Pushback against the public service tail wagging the commercial dog is likely, even if they’re all wearing the same badge in future.
“This organisation is going to be mandated to deliver public media services and to prioritise them. That will not happen if commercial imperatives dominate. Cabinet’s been really, really clear on that. The policy is really sound. The next step is to get that into a good piece of legislation with a strong charter,” Thompson told Mediawatch.
“None of this will be easy, but it is absolutely achievable,’ he said.
“Internal competition within media companies is not a new thing. But I think there's a real challenge for the people working in both organisations . . . being open to doing things differently,” Thompson said.
“You can't be an RNZ-er or a TVNZ-er in this new environment. You'll need to become committed to the new entity.”
”I think all of those questions you've raised will be dealt with by the board and the management team. That's the right place for them to be determined. You would not want to be coming into a new organisation where a lot of the details had already been worked through. The board and the management team need to make this thing come alive,” he said.
Thompson has led RNZ for nearly a decade and is the longest-serving media boss in the country.
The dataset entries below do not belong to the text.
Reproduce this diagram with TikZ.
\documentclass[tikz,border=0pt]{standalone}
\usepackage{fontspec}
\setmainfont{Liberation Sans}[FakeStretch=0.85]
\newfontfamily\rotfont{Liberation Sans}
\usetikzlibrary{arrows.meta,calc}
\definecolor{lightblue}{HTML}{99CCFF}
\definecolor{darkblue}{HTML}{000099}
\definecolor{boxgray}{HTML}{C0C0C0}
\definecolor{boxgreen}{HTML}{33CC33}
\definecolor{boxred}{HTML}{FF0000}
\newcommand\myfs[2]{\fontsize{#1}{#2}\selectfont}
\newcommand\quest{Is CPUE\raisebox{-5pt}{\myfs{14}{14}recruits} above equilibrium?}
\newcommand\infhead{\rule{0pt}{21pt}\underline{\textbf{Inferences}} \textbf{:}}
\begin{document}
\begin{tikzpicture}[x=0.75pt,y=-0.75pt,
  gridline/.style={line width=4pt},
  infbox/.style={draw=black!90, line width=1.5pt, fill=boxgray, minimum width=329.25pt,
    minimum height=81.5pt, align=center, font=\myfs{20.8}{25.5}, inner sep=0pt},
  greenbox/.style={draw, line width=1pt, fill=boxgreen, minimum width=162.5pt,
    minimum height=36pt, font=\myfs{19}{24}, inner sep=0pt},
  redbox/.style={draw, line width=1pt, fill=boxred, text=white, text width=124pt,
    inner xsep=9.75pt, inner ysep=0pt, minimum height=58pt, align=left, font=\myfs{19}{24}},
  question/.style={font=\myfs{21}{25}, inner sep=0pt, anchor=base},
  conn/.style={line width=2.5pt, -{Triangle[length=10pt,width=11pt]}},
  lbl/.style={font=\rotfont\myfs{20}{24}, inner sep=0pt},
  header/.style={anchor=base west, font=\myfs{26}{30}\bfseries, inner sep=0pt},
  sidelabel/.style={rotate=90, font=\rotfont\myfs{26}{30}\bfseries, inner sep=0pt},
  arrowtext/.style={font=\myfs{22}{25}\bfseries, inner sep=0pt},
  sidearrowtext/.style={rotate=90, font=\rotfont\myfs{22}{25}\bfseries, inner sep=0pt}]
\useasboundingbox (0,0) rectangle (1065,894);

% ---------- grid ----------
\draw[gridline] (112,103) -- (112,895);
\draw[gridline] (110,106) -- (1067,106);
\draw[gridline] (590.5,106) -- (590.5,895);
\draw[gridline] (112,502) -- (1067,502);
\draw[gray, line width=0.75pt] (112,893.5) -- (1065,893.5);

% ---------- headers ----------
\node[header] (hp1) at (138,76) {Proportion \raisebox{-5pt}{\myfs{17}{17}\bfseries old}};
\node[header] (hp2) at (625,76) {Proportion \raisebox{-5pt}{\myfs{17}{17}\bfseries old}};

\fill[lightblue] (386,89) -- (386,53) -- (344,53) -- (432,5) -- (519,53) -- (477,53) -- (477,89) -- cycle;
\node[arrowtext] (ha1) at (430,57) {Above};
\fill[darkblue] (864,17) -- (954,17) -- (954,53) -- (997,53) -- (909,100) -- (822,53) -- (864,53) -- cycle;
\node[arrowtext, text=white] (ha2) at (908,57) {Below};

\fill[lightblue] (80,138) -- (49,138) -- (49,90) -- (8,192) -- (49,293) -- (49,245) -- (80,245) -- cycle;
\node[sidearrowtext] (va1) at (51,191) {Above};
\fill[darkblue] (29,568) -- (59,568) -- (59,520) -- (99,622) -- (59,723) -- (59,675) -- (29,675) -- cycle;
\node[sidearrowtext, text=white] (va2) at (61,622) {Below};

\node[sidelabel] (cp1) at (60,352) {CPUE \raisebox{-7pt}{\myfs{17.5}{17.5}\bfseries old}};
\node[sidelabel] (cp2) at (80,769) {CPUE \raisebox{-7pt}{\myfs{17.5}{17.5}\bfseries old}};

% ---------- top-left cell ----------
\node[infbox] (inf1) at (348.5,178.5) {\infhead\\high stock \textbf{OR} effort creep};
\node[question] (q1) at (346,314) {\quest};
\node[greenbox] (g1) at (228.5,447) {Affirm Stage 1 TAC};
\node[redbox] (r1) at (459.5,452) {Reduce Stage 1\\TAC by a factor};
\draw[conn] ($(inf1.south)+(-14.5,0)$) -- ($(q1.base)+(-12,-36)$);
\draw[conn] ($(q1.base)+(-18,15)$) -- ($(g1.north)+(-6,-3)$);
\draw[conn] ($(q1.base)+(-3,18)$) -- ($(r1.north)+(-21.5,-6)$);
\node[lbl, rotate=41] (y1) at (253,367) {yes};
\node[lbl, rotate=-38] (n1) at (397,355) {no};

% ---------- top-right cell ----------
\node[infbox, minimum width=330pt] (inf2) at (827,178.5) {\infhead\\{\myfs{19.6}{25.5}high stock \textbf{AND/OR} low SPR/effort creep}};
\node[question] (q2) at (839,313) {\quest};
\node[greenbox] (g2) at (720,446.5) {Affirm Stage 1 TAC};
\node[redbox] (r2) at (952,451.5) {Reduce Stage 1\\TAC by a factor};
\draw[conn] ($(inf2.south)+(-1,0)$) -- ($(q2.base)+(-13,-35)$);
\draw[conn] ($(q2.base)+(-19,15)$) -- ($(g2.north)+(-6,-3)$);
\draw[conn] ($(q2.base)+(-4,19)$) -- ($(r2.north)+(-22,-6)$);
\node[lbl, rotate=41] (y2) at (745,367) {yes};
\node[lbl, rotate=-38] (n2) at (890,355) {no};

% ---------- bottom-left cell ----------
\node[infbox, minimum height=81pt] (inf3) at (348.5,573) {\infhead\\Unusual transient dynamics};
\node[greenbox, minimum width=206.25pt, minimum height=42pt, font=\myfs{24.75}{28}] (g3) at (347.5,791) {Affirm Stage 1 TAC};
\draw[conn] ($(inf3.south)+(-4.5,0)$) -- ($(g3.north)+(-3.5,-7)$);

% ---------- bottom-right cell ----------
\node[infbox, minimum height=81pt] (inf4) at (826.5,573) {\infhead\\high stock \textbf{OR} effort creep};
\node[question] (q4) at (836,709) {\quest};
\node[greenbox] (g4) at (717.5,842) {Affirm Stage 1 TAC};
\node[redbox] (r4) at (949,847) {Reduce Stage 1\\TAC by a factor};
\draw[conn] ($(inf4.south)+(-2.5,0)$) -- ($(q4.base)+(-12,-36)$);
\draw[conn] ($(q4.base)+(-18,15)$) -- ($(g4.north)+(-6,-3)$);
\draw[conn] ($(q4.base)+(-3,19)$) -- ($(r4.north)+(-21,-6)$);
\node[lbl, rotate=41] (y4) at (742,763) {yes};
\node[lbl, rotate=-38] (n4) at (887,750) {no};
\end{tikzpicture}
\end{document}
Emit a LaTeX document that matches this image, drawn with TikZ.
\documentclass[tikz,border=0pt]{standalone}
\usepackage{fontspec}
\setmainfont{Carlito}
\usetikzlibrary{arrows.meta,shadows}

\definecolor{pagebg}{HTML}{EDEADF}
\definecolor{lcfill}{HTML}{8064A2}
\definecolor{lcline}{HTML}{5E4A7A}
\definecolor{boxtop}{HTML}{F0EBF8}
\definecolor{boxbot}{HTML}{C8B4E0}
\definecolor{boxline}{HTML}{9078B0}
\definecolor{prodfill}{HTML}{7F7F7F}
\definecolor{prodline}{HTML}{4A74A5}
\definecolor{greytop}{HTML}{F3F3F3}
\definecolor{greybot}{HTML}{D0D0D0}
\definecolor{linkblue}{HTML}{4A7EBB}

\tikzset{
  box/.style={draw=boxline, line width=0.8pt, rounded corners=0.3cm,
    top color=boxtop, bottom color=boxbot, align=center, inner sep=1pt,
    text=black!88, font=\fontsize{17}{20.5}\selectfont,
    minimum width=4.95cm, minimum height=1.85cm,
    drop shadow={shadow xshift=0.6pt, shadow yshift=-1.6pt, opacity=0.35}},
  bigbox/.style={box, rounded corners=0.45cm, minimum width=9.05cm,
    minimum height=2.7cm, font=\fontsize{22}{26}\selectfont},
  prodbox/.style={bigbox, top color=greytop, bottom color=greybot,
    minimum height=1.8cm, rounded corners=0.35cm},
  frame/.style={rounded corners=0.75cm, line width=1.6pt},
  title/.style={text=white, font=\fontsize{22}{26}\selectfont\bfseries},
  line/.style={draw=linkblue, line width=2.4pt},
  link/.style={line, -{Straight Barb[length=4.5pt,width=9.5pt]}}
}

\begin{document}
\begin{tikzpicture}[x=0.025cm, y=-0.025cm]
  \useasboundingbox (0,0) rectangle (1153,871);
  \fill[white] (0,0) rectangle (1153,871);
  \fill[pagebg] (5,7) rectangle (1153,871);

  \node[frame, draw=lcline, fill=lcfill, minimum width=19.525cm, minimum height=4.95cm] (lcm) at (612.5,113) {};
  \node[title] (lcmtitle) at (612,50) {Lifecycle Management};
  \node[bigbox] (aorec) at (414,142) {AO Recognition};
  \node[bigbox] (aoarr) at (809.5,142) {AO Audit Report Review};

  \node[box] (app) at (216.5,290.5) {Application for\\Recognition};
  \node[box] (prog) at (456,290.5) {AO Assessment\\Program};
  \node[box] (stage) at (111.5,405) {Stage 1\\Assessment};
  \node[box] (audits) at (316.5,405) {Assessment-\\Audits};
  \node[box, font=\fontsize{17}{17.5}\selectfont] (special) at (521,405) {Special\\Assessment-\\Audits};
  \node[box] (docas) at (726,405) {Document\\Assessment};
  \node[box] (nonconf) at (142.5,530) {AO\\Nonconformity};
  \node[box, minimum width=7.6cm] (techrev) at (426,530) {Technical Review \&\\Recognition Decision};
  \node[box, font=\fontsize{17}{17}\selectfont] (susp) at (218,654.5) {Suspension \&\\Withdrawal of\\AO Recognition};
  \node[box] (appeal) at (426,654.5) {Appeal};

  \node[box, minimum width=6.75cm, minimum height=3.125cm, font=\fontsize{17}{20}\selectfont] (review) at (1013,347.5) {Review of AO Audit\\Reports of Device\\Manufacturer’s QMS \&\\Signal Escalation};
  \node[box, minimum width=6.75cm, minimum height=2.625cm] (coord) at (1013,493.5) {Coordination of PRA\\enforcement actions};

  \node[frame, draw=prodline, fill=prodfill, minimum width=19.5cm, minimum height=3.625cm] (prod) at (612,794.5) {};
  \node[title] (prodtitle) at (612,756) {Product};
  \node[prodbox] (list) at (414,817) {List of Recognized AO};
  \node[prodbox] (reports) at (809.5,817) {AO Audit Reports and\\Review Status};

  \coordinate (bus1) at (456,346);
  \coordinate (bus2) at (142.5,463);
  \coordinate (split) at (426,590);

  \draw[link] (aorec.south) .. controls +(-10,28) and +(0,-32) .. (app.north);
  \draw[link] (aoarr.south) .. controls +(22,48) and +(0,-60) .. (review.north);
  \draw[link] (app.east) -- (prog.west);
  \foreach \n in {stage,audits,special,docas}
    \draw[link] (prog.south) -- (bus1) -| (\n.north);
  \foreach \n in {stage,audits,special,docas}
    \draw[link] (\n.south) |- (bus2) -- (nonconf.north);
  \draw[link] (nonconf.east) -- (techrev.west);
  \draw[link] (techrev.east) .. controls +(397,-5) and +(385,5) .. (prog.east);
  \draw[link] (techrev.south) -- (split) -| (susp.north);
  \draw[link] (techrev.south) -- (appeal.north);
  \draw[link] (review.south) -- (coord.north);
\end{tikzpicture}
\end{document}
His TVNZ counterpart Simon Power started the job just two weeks ago.
Does he want to run the new entity?
“Lots of people have asked me that question, but I'm not going to comment on it,” Thompson told Mediawatch.
Power appeared on TVNZ’s 1 News last Thursday to applaud his shareholder’s plan for public media - and reiterate assurance of editorial independence.
But TVNZ’s official response on Thursday came from commercial director Jodi O'Donnell.
“We are pleased the announcement has confirmed the dual-funded nature of this new entity,” she said.
That would be music to the ears of the former TVNZ journalist behind the plan.
Just 12 years ago, Faafoi he was covering politics at Parliament for TVNZ.
For years, critics have complained it makes little sense for the Crown to own a heavily-commercial TV broadcaster - especially one that returns so little (and in recent years, nothing) to the state coffers.
Treasury has warned successive governments TVNZ may actually require financial help to stay afloat in future. The business case for the new PME also said TVNZ’s revenues would decline further in the years ahead.
Was that a big driver of the current decision?
“The changing tide for TVNZ (is) a reflection of the fact that revenue is changing for them . . . because technology is changing and audiences are changing. And we need to change our legislation to allow us to move into different platforms (as well as) on television and radio. Times are changing, and we need to change with it,” Faafoi said.
Mashed together? Or more joined up?
The business case - which we are now finally able to see - concluded current arrangements are “inflexible, inefficient and disjointed.”
“Public media entities will struggle to maintain current provision, even with increases in public funding,” it says.
What will be more efficient about the new structure, beyond cost savings from single premises letterheads and so on?
“A lot of the things you mentioned, while important to their troops on the ground, are the ‘administrivia’ of it. I think the really important thing is the content ability here,” said Faafoi.
Faafoi cited the controversy over RNZ Concert in 2020.
“One of the restrictions based on funding and the mandate that RNZ has had in the past is to be able to branch out into different platforms. If we can make a better investment in the likes of our Symphony Orchestra, they can have a presence on RNZ Concert and also on a different platform that is visual,” he said.
“Then I think you're getting a better reflection of the kinds of cultures . . . that you have in the country that I don't think we're quite able to make at the moment. If you tell a story in the new media entity, I think it can go across all platforms and therefore be exposed to different audiences.”